Start of Data extract
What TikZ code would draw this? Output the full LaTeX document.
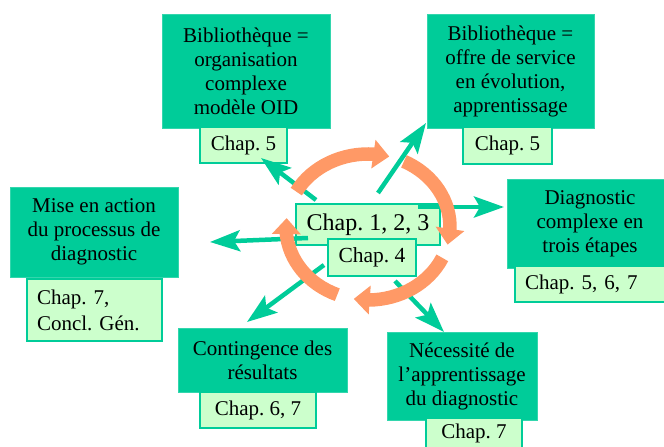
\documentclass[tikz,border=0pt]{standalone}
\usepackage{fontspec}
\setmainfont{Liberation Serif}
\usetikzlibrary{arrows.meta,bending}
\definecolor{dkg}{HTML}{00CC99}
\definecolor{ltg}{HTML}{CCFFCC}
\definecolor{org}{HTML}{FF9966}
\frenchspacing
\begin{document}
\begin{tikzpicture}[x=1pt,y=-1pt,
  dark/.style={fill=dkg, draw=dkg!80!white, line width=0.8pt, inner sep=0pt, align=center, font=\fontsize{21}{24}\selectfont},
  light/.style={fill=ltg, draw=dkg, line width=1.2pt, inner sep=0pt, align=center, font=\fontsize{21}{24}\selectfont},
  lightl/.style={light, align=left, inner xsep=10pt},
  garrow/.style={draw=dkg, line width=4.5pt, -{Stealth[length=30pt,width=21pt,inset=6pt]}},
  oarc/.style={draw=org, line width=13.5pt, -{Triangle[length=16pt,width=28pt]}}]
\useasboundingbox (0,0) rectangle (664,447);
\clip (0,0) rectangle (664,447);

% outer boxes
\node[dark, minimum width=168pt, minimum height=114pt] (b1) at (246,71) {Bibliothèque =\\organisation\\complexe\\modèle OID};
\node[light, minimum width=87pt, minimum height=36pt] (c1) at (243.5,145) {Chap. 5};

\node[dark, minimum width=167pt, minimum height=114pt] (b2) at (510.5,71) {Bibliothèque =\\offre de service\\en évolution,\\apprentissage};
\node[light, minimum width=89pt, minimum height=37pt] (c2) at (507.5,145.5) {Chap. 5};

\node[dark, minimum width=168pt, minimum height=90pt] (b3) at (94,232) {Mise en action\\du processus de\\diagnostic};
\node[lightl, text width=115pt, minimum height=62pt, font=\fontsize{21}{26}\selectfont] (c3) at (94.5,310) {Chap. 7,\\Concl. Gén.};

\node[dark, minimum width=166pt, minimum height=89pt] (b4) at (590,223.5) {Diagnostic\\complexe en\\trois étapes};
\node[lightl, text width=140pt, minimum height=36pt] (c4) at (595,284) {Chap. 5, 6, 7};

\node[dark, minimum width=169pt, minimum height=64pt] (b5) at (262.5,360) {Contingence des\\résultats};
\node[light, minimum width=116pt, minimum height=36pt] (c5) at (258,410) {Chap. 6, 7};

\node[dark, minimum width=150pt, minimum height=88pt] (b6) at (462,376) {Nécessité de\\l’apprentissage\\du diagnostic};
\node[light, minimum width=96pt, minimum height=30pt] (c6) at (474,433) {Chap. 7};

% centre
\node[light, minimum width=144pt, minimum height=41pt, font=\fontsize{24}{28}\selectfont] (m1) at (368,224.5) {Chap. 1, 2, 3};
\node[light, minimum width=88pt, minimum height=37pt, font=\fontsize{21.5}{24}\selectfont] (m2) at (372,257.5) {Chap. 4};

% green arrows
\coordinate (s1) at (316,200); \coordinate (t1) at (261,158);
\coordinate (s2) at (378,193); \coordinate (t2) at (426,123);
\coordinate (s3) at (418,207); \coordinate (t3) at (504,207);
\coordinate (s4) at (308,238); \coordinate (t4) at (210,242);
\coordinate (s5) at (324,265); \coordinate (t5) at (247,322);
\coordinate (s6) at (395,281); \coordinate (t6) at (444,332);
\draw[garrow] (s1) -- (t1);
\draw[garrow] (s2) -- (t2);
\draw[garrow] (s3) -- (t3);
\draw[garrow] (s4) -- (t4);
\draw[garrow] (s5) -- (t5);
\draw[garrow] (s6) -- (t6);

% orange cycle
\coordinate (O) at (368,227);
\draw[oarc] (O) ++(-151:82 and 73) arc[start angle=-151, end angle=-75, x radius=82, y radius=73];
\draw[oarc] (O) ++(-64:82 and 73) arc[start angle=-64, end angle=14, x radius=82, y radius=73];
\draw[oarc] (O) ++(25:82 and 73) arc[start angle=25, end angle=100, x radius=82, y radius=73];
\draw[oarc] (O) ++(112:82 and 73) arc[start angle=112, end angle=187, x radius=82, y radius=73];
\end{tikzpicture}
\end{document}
End of Data extract
(Set problem)
Repeat the listing above up to and including the line with "minimum width=89pt, minimum", starting from its first line. Drop any pictures.

(Reply)
What TikZ code would draw this? Output the full LaTeX document.
\documentclass[tikz,border=0pt]{standalone}
\usepackage{fontspec}
\setmainfont{Liberation Serif}
\usetikzlibrary{arrows.meta,bending}
\definecolor{dkg}{HTML}{00CC99}
\definecolor{ltg}{HTML}{CCFFCC}
\definecolor{org}{HTML}{FF9966}
\frenchspacing
\begin{document}
\begin{tikzpicture}[x=1pt,y=-1pt,
  dark/.style={fill=dkg, draw=dkg!80!white, line width=0.8pt, inner sep=0pt, align=center, font=\fontsize{21}{24}\selectfont},
  light/.style={fill=ltg, draw=dkg, line width=1.2pt, inner sep=0pt, align=center, font=\fontsize{21}{24}\selectfont},
  lightl/.style={light, align=left, inner xsep=10pt},
  garrow/.style={draw=dkg, line width=4.5pt, -{Stealth[length=30pt,width=21pt,inset=6pt]}},
  oarc/.style={draw=org, line width=13.5pt, -{Triangle[length=16pt,width=28pt]}}]
\useasboundingbox (0,0) rectangle (664,447);
\clip (0,0) rectangle (664,447);

% outer boxes
\node[dark, minimum width=168pt, minimum height=114pt] (b1) at (246,71) {Bibliothèque =\\organisation\\complexe\\modèle OID};
\node[light, minimum width=87pt, minimum height=36pt] (c1) at (243.5,145) {Chap. 5};

\node[dark, minimum width=167pt, minimum height=114pt] (b2) at (510.5,71) {Bibliothèque =\\offre de service\\en évolution,\\apprentissage};
\node[light, minimum width=89pt, minimum height=37pt] (c2) at (507.5,145.5) {Chap. 5};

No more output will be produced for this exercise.